Extending this approach, there are only two ways to have 3 moves in sequence:
gen count_1_3 = inlist(substr(all, 1, 4), "111.", ".111")
gen count_2_3 = inlist(substr(all, 5, 4), "111.", ".111")
In similar style, there can't be two instances of 2 moves in sequence in each half of the game as that would qualify as 4 moves. So, at most there is one instance of 2 moves in sequence in each half. That instance must match either of two patterns, "11." or ".11". ".11." is allowed, so either includes both. We must also exclude any false match with a sequence of 3 moves, as just mentioned.
gen count_1_2 = (strpos(substr(all, 1, 4), "11.") | strpos(substr(all, 1, 4), ".11") ) & !count_1_3
gen count_2_2 = (strpos(substr(all, 5, 4), "11.") | strpos(substr(all, 5, 4), ".11") ) & !count_2_3
The result of each strpos() evaluation will be positive if a match is found and (arg1 | arg2) will be true (1) if either argument is positive. (For Stata, non-zero is true in logical evaluations.)
That's very much tailored to your particular problem, but not much worse for that.
P.S. I didn't try hard to understand your code. You seem to be confusing subinstr() with strpos(). If you want to know positions, subinstr() cannot help.
SECOND TRY
Your last code segment implies that your example is quite misleading: if there can be 42 moves, the approach above can not be extended without pain. You need a different approach.

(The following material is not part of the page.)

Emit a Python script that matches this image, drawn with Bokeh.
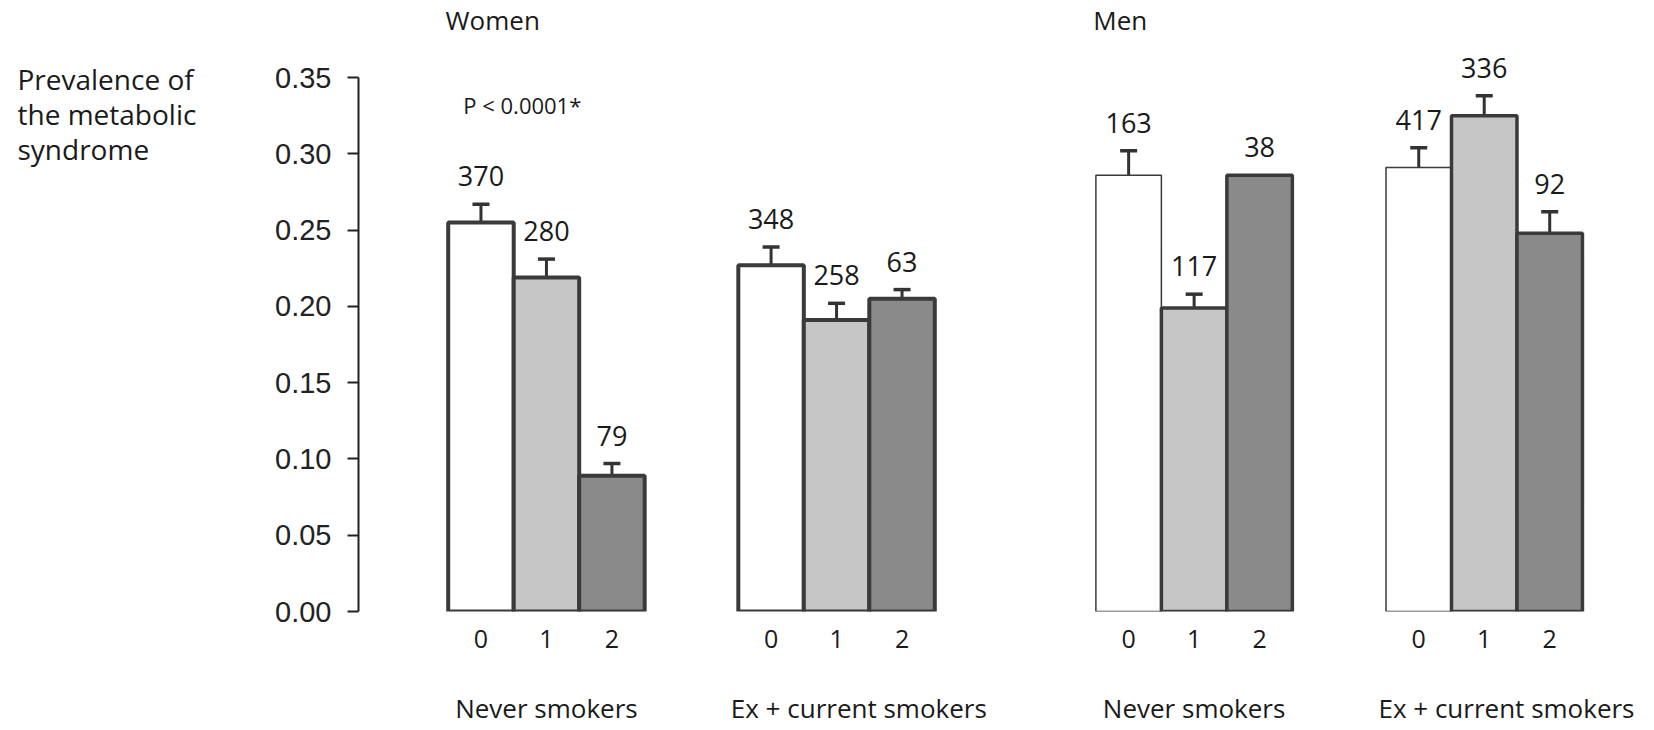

Let's suppose that the string variable all can be 42 characters long. I will set aside the distinction between first and second halves, which can be tackled by modifying this approach. At its simplest, just split the history into two variables, one for the first half and one for the second and repeat the approach twice.
You can clone the history by
clonevar work = all
gen length1 = .
gen length2 = .
and set up your count variables. Here count_4 will hold counts of 4 or more.
gen count_4 = 0
gen count_3 = 0
gen count_2 = 0
First we look for move sequences of length 42, ..., 2. Every time we find one, we blank it out and bump up the count.
qui forval j = 42(-1)2 {
replace length1 = length(work)
local pattern : di _dup(`j') "1"
replace work = subinstr(work, "`pattern'", "", .)
replace length2 = length(work)
if `j' >= 4 {
replace count4 = count4 + (length1 - length2) / `j'
}
else if `j' == 3 {
replace count3 = count3 + (length1 - length2) / 3
}
else if `j' == 2 {
replace count2 = count2 + (length1 - length2) / 2
}
}
The important details here are
If we delete (repeated instances of) a pattern and measure the change in length, we have just deleted (change in length) / (length of pattern) instances of that pattern. So, if I look for "11" and found that the length decreased by 4, I just found two instances.
Working downwards and deleting what we found ensures that we don't find false positives, e.g. if "1111111" is deleted, we don't find later "111111", "11111", ..., "11" which are included within it.
Deletion implies that we should work on a clone in order not to destroy what is of interest.